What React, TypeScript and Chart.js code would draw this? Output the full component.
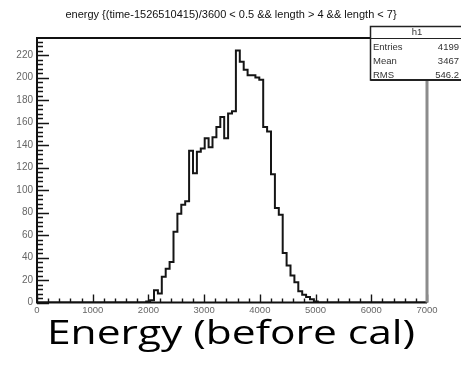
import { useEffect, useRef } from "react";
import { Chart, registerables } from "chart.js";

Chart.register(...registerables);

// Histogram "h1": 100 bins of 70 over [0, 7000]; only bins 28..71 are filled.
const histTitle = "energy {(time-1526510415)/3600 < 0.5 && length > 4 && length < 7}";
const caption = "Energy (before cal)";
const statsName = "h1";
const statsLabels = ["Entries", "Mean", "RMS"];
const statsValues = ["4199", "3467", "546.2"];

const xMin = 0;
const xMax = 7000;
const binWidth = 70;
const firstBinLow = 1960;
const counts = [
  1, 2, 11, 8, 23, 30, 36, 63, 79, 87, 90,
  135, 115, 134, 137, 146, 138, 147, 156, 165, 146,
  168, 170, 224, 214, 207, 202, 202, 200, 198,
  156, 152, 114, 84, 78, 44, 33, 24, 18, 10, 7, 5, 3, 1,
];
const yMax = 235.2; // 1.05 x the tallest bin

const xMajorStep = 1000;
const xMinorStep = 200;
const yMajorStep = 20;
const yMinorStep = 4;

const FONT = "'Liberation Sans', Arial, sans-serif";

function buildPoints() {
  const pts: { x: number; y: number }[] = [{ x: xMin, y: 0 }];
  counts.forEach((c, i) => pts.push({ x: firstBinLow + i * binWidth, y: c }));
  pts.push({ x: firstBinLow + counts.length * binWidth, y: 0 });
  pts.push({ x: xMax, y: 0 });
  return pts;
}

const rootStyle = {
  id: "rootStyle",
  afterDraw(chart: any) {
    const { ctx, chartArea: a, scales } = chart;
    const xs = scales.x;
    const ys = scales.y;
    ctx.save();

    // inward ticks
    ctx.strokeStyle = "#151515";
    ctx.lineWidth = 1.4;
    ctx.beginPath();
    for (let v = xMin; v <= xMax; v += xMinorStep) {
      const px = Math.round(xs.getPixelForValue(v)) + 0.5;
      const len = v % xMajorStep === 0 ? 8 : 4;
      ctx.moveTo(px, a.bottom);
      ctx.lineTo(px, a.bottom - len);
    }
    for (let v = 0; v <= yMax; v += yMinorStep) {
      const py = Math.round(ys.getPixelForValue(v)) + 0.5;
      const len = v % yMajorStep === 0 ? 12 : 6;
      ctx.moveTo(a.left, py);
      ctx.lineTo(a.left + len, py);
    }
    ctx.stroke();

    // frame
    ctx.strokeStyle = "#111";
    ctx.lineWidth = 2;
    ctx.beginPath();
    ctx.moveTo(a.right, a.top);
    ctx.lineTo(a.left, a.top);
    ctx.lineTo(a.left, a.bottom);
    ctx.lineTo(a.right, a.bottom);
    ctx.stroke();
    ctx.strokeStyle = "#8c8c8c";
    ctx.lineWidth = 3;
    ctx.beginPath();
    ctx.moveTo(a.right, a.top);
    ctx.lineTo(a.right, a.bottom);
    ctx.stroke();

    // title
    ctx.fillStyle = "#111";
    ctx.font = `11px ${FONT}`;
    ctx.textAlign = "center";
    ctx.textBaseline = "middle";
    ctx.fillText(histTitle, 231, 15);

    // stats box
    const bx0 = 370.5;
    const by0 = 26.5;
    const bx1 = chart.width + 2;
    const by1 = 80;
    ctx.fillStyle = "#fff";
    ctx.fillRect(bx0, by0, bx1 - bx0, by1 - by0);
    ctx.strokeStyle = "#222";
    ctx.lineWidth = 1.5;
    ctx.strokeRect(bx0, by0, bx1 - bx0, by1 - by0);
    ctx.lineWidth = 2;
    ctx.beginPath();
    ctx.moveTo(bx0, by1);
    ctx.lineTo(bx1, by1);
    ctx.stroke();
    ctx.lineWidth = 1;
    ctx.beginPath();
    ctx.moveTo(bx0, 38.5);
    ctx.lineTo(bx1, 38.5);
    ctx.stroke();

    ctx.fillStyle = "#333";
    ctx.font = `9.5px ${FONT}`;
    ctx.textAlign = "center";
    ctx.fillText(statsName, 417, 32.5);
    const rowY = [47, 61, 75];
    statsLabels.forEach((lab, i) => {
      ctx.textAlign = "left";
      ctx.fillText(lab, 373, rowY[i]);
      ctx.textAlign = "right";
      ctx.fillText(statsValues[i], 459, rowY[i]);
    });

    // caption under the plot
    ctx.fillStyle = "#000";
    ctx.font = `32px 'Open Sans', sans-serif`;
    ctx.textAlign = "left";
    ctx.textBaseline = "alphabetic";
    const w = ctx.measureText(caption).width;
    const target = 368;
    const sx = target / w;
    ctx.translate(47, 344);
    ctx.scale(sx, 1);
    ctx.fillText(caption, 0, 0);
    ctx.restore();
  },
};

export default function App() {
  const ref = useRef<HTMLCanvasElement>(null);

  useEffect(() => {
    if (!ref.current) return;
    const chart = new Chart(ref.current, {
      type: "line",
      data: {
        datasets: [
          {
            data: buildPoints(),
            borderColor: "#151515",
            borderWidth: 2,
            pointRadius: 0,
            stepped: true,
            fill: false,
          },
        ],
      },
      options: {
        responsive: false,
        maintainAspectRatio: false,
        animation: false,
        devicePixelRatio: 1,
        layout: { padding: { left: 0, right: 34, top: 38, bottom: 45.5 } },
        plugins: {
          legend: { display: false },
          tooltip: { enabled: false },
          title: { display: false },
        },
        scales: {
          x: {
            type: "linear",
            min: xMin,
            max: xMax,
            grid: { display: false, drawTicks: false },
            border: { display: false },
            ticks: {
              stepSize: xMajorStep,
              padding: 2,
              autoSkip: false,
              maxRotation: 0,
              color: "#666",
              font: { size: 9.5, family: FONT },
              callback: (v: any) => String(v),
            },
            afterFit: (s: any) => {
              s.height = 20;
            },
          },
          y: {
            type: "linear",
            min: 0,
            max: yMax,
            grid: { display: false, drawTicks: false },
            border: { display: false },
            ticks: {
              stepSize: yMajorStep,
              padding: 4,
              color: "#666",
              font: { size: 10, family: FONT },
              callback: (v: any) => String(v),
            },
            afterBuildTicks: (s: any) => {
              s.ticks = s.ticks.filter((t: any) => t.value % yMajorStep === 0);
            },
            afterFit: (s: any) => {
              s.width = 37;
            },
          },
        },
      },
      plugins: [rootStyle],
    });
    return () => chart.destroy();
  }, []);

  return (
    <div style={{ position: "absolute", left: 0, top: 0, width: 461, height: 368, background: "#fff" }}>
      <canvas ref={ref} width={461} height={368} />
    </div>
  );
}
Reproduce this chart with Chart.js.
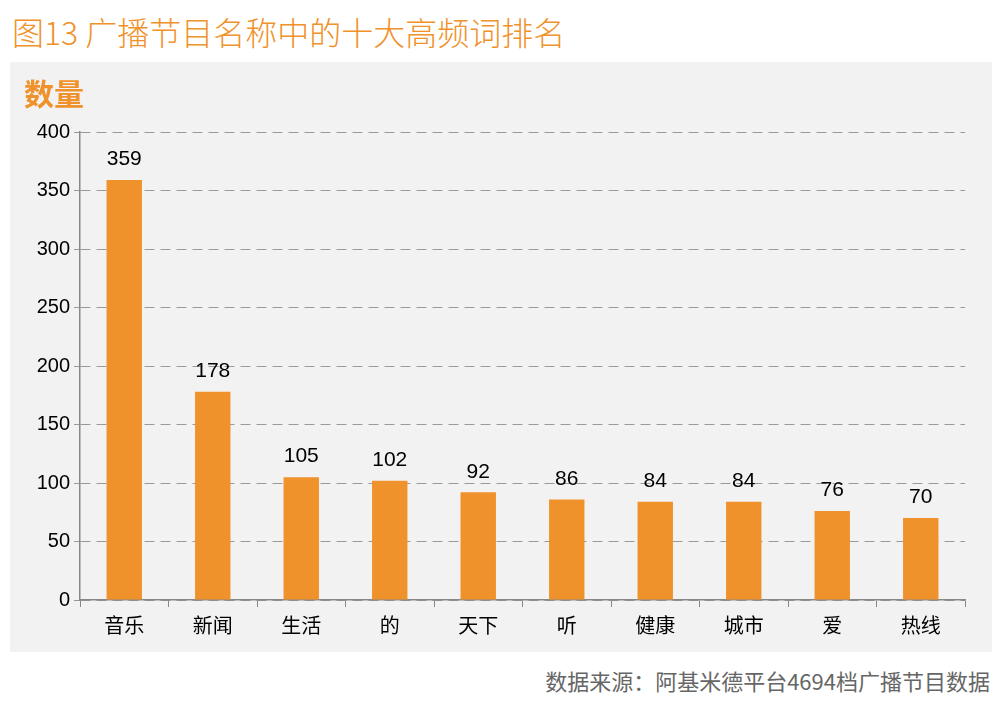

• [WHAT YOU SHOULD DO] Give again, word for word, every line from the top of the data above to the line holding "ctx.save();", inclusive, with the pictures left out.

• [EXERCISE SOLUTION]
What React, TypeScript and Chart.js code would draw this? Output the full component.
import { useEffect, useRef } from "react";
import { Chart, registerables } from "chart.js";

Chart.register(...registerables);

// Histogram "h1": 100 bins of 70 over [0, 7000]; only bins 28..71 are filled.
const histTitle = "energy {(time-1526510415)/3600 < 0.5 && length > 4 && length < 7}";
const caption = "Energy (before cal)";
const statsName = "h1";
const statsLabels = ["Entries", "Mean", "RMS"];
const statsValues = ["4199", "3467", "546.2"];

const xMin = 0;
const xMax = 7000;
const binWidth = 70;
const firstBinLow = 1960;
const counts = [
  1, 2, 11, 8, 23, 30, 36, 63, 79, 87, 90,
  135, 115, 134, 137, 146, 138, 147, 156, 165, 146,
  168, 170, 224, 214, 207, 202, 202, 200, 198,
  156, 152, 114, 84, 78, 44, 33, 24, 18, 10, 7, 5, 3, 1,
];
const yMax = 235.2; // 1.05 x the tallest bin

const xMajorStep = 1000;
const xMinorStep = 200;
const yMajorStep = 20;
const yMinorStep = 4;

const FONT = "'Liberation Sans', Arial, sans-serif";

function buildPoints() {
  const pts: { x: number; y: number }[] = [{ x: xMin, y: 0 }];
  counts.forEach((c, i) => pts.push({ x: firstBinLow + i * binWidth, y: c }));
  pts.push({ x: firstBinLow + counts.length * binWidth, y: 0 });
  pts.push({ x: xMax, y: 0 });
  return pts;
}

const rootStyle = {
  id: "rootStyle",
  afterDraw(chart: any) {
    const { ctx, chartArea: a, scales } = chart;
    const xs = scales.x;
    const ys = scales.y;
    ctx.save();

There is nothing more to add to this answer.